| Given information |
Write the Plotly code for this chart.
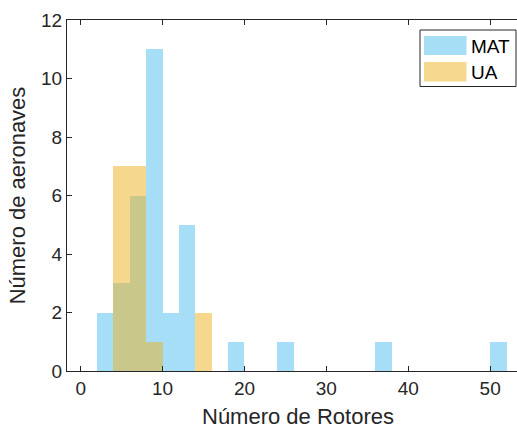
import plotly.graph_objects as go

# Histogram counts per 2-rotor bin (left bin edges)
bin_width = 2
mat_edges = [2, 4, 6, 8, 10, 12, 18, 24, 36, 50]
mat_counts = [2, 3, 6, 11, 2, 5, 1, 1, 1, 1]
ua_edges = [4, 6, 8, 14]
ua_counts = [7, 7, 1, 2]

x_ticks = [0, 10, 20, 30, 40, 50]
y_ticks = [0, 2, 4, 6, 8, 10, 12]

BLUE = "rgb(77,190,238)"
ORANGE = "rgb(237,177,32)"
AXIS = "#262626"
FONT = "Liberation Sans, Arial, Helvetica, sans-serif"

W, H = 517, 429
L, R, T, B = 67, 0, 20, 58
PW, PH = W - L - R, H - T - B


def px(xp):
    return (xp - L) / PW


def py(yp):
    return (H - B - yp) / PH


fig = go.Figure()
fig.add_trace(go.Bar(
    x=[e + bin_width / 2 for e in mat_edges], y=mat_counts, width=bin_width,
    marker=dict(color=BLUE, line=dict(width=0)), opacity=0.5, name="MAT",
))
fig.add_trace(go.Bar(
    x=[e + bin_width / 2 for e in ua_edges], y=ua_counts, width=bin_width,
    marker=dict(color=ORANGE, line=dict(width=0)), opacity=0.5, name="UA",
))

# Legend box with wide colour swatches
shapes = [
    dict(type="rect", xref="paper", yref="paper", x0=px(420), x1=px(516),
         y0=py(86.5), y1=py(30), line=dict(color=AXIS, width=1), fillcolor="white"),
    dict(type="rect", xref="paper", yref="paper", x0=px(424), x1=px(466.5),
         y0=py(55), y1=py(36), line=dict(width=0), fillcolor="rgba(77,190,238,0.5)"),
    dict(type="rect", xref="paper", yref="paper", x0=px(424), x1=px(466.5),
         y0=py(81.5), y1=py(62), line=dict(width=0), fillcolor="rgba(237,177,32,0.5)"),
]
annotations = [
    dict(xref="paper", yref="paper", x=px(469), y=py(46), text="MAT", showarrow=False,
         xanchor="left", yanchor="middle", font=dict(family=FONT, size=19, color="black")),
    dict(xref="paper", yref="paper", x=px(469), y=py(72), text="UA", showarrow=False,
         xanchor="left", yanchor="middle", font=dict(family=FONT, size=19, color="black")),
    # x-axis title
    dict(xref="paper", yref="paper", x=px(297.5), y=py(416.5), text="Número de Rotores",
         showarrow=False, xanchor="center", yanchor="middle", borderpad=0,
         font=dict(family=FONT, size=22, color=AXIS)),
]

fig.update_layout(
    width=W, height=H,
    margin=dict(l=L, r=R, t=T, b=B),
    barmode="overlay", bargap=0,
    showlegend=False,
    plot_bgcolor="white", paper_bgcolor="white",
    font=dict(family=FONT, size=19, color=AXIS),
    shapes=shapes, annotations=annotations,
)
fig.update_xaxes(
    range=[-1.67, 53.28], tickvals=x_ticks, ticks="inside", ticklen=5,
    tickcolor=AXIS, showline=True, linecolor=AXIS, linewidth=1, mirror="ticks",
    showgrid=False, zeroline=False, tickfont=dict(size=19, color=AXIS),
)
fig.update_yaxes(
    range=[0, 12], tickvals=y_ticks, ticks="inside", ticklen=5,
    tickcolor=AXIS, showline=True, linecolor=AXIS, linewidth=1, mirror=False,
    showgrid=False, zeroline=False, tickfont=dict(size=19, color=AXIS),
    title=dict(text="Número de aeronaves", font=dict(size=22, color=AXIS), standoff=9),
)

fig.write_html("out.html")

| Goal |
Give an exact copy of the material, leaving out every picture.

| Full answer |
Write the Plotly code for this chart.
import plotly.graph_objects as go

# Histogram counts per 2-rotor bin (left bin edges)
bin_width = 2
mat_edges = [2, 4, 6, 8, 10, 12, 18, 24, 36, 50]
mat_counts = [2, 3, 6, 11, 2, 5, 1, 1, 1, 1]
ua_edges = [4, 6, 8, 14]
ua_counts = [7, 7, 1, 2]

x_ticks = [0, 10, 20, 30, 40, 50]
y_ticks = [0, 2, 4, 6, 8, 10, 12]

BLUE = "rgb(77,190,238)"
ORANGE = "rgb(237,177,32)"
AXIS = "#262626"
FONT = "Liberation Sans, Arial, Helvetica, sans-serif"

W, H = 517, 429
L, R, T, B = 67, 0, 20, 58
PW, PH = W - L - R, H - T - B


def px(xp):
    return (xp - L) / PW


def py(yp):
    return (H - B - yp) / PH


fig = go.Figure()
fig.add_trace(go.Bar(
    x=[e + bin_width / 2 for e in mat_edges], y=mat_counts, width=bin_width,
    marker=dict(color=BLUE, line=dict(width=0)), opacity=0.5, name="MAT",
))
fig.add_trace(go.Bar(
    x=[e + bin_width / 2 for e in ua_edges], y=ua_counts, width=bin_width,
    marker=dict(color=ORANGE, line=dict(width=0)), opacity=0.5, name="UA",
))

# Legend box with wide colour swatches
shapes = [
    dict(type="rect", xref="paper", yref="paper", x0=px(420), x1=px(516),
         y0=py(86.5), y1=py(30), line=dict(color=AXIS, width=1), fillcolor="white"),
    dict(type="rect", xref="paper", yref="paper", x0=px(424), x1=px(466.5),
         y0=py(55), y1=py(36), line=dict(width=0), fillcolor="rgba(77,190,238,0.5)"),
    dict(type="rect", xref="paper", yref="paper", x0=px(424), x1=px(466.5),
         y0=py(81.5), y1=py(62), line=dict(width=0), fillcolor="rgba(237,177,32,0.5)"),
]
annotations = [
    dict(xref="paper", yref="paper", x=px(469), y=py(46), text="MAT", showarrow=False,
         xanchor="left", yanchor="middle", font=dict(family=FONT, size=19, color="black")),
    dict(xref="paper", yref="paper", x=px(469), y=py(72), text="UA", showarrow=False,
         xanchor="left", yanchor="middle", font=dict(family=FONT, size=19, color="black")),
    # x-axis title
    dict(xref="paper", yref="paper", x=px(297.5), y=py(416.5), text="Número de Rotores",
         showarrow=False, xanchor="center", yanchor="middle", borderpad=0,
         font=dict(family=FONT, size=22, color=AXIS)),
]

fig.update_layout(
    width=W, height=H,
    margin=dict(l=L, r=R, t=T, b=B),
    barmode="overlay", bargap=0,
    showlegend=False,
    plot_bgcolor="white", paper_bgcolor="white",
    font=dict(family=FONT, size=19, color=AXIS),
    shapes=shapes, annotations=annotations,
)
fig.update_xaxes(
    range=[-1.67, 53.28], tickvals=x_ticks, ticks="inside", ticklen=5,
    tickcolor=AXIS, showline=True, linecolor=AXIS, linewidth=1, mirror="ticks",
    showgrid=False, zeroline=False, tickfont=dict(size=19, color=AXIS),
)
fig.update_yaxes(
    range=[0, 12], tickvals=y_ticks, ticks="inside", ticklen=5,
    tickcolor=AXIS, showline=True, linecolor=AXIS, linewidth=1, mirror=False,
    showgrid=False, zeroline=False, tickfont=dict(size=19, color=AXIS),
    title=dict(text="Número de aeronaves", font=dict(size=22, color=AXIS), standoff=9),
)

fig.write_html("out.html")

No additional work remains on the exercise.